:: TASK DIRECTIONS ::
Every entry below should be transcribed exactly; pictures stay out of the copy.

:: SUPPLIED MATERIAL ::

— Begin —

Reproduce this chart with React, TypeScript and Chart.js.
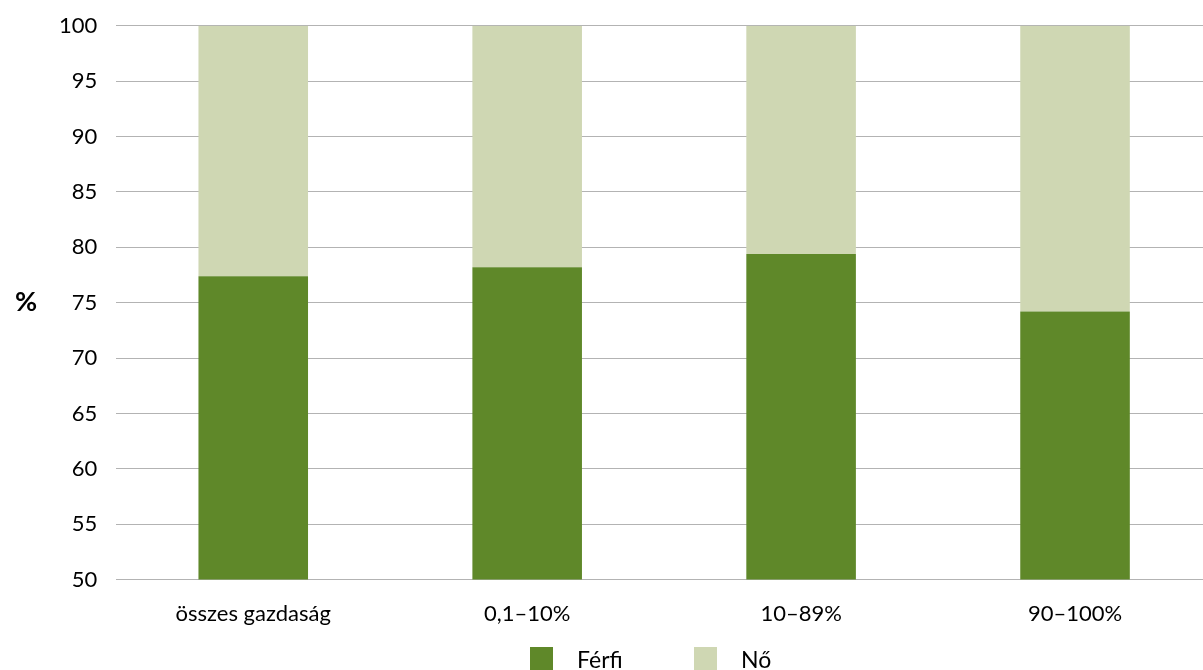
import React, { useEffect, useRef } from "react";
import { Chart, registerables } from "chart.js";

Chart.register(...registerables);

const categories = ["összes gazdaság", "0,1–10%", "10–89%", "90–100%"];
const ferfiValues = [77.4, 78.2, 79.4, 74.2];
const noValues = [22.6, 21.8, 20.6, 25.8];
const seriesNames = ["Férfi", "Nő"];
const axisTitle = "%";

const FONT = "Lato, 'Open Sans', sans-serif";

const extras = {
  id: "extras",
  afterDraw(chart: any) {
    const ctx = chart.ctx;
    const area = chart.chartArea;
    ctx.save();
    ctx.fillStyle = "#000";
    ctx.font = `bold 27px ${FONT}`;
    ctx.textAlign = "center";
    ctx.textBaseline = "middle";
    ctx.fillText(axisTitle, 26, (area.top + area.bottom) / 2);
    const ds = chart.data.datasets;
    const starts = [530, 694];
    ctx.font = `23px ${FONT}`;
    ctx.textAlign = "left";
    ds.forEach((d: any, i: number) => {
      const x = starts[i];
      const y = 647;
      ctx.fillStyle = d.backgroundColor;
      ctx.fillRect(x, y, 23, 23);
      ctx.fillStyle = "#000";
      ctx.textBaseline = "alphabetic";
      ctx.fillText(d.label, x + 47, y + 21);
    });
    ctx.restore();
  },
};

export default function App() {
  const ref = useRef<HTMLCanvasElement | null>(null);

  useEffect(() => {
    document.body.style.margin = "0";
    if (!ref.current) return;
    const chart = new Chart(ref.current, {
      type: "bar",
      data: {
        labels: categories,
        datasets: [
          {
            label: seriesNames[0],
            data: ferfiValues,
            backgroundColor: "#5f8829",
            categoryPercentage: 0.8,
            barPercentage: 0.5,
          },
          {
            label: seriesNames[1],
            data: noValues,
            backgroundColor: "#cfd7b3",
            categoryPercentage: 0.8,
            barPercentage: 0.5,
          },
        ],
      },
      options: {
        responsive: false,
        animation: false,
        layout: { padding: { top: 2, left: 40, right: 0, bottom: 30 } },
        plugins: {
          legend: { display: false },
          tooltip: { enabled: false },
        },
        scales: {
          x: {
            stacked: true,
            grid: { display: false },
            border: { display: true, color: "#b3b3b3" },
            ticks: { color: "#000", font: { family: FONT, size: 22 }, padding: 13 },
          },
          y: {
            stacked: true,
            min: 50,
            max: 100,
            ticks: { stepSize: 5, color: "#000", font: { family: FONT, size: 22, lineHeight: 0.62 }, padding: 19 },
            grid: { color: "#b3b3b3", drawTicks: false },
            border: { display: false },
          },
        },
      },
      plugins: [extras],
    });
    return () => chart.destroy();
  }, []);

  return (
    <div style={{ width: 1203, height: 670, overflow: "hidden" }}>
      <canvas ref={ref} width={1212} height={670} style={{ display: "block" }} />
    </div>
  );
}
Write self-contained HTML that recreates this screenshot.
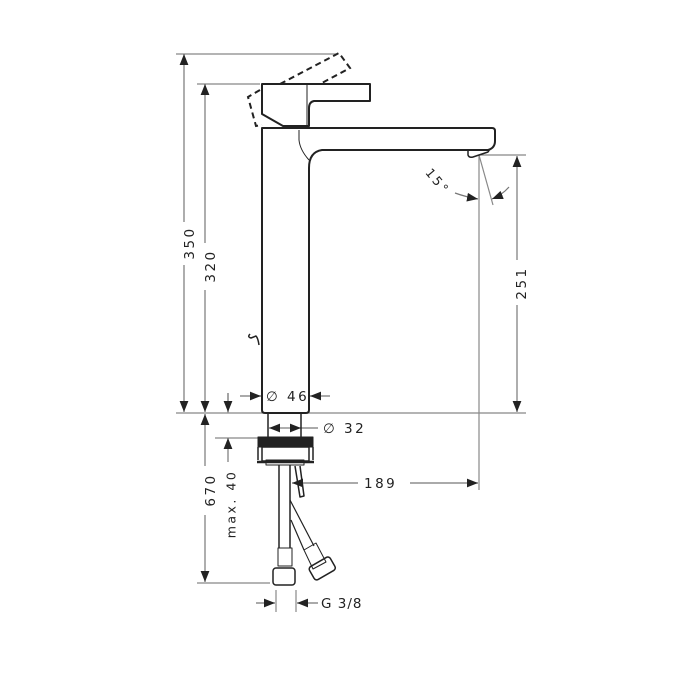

— End —

:: SOLUTION ::
Reproduce this chart with React, TypeScript and Chart.js.
import React, { useEffect, useRef } from "react";
import { Chart, registerables } from "chart.js";

Chart.register(...registerables);

const categories = ["összes gazdaság", "0,1–10%", "10–89%", "90–100%"];
const ferfiValues = [77.4, 78.2, 79.4, 74.2];
const noValues = [22.6, 21.8, 20.6, 25.8];
const seriesNames = ["Férfi", "Nő"];
const axisTitle = "%";

const FONT = "Lato, 'Open Sans', sans-serif";

const extras = {
  id: "extras",
  afterDraw(chart: any) {
    const ctx = chart.ctx;
    const area = chart.chartArea;
    ctx.save();
    ctx.fillStyle = "#000";
    ctx.font = `bold 27px ${FONT}`;
    ctx.textAlign = "center";
    ctx.textBaseline = "middle";
    ctx.fillText(axisTitle, 26, (area.top + area.bottom) / 2);
    const ds = chart.data.datasets;
    const starts = [530, 694];
    ctx.font = `23px ${FONT}`;
    ctx.textAlign = "left";
    ds.forEach((d: any, i: number) => {
      const x = starts[i];
      const y = 647;
      ctx.fillStyle = d.backgroundColor;
      ctx.fillRect(x, y, 23, 23);
      ctx.fillStyle = "#000";
      ctx.textBaseline = "alphabetic";
      ctx.fillText(d.label, x + 47, y + 21);
    });
    ctx.restore();
  },
};

export default function App() {
  const ref = useRef<HTMLCanvasElement | null>(null);

  useEffect(() => {
    document.body.style.margin = "0";
    if (!ref.current) return;
    const chart = new Chart(ref.current, {
      type: "bar",
      data: {
        labels: categories,
        datasets: [
          {
            label: seriesNames[0],
            data: ferfiValues,
            backgroundColor: "#5f8829",
            categoryPercentage: 0.8,
            barPercentage: 0.5,
          },
          {
            label: seriesNames[1],
            data: noValues,
            backgroundColor: "#cfd7b3",
            categoryPercentage: 0.8,
            barPercentage: 0.5,
          },
        ],
      },
      options: {
        responsive: false,
        animation: false,
        layout: { padding: { top: 2, left: 40, right: 0, bottom: 30 } },
        plugins: {
          legend: { display: false },
          tooltip: { enabled: false },
        },
        scales: {
          x: {
            stacked: true,
            grid: { display: false },
            border: { display: true, color: "#b3b3b3" },
            ticks: { color: "#000", font: { family: FONT, size: 22 }, padding: 13 },
          },
          y: {
            stacked: true,
            min: 50,
            max: 100,
            ticks: { stepSize: 5, color: "#000", font: { family: FONT, size: 22, lineHeight: 0.62 }, padding: 19 },
            grid: { color: "#b3b3b3", drawTicks: false },
            border: { display: false },
          },
        },
      },
      plugins: [extras],
    });
    return () => chart.destroy();
  }, []);

  return (
    <div style={{ width: 1203, height: 670, overflow: "hidden" }}>
      <canvas ref={ref} width={1212} height={670} style={{ display: "block" }} />
    </div>
  );
}
Write self-contained HTML that recreates this screenshot.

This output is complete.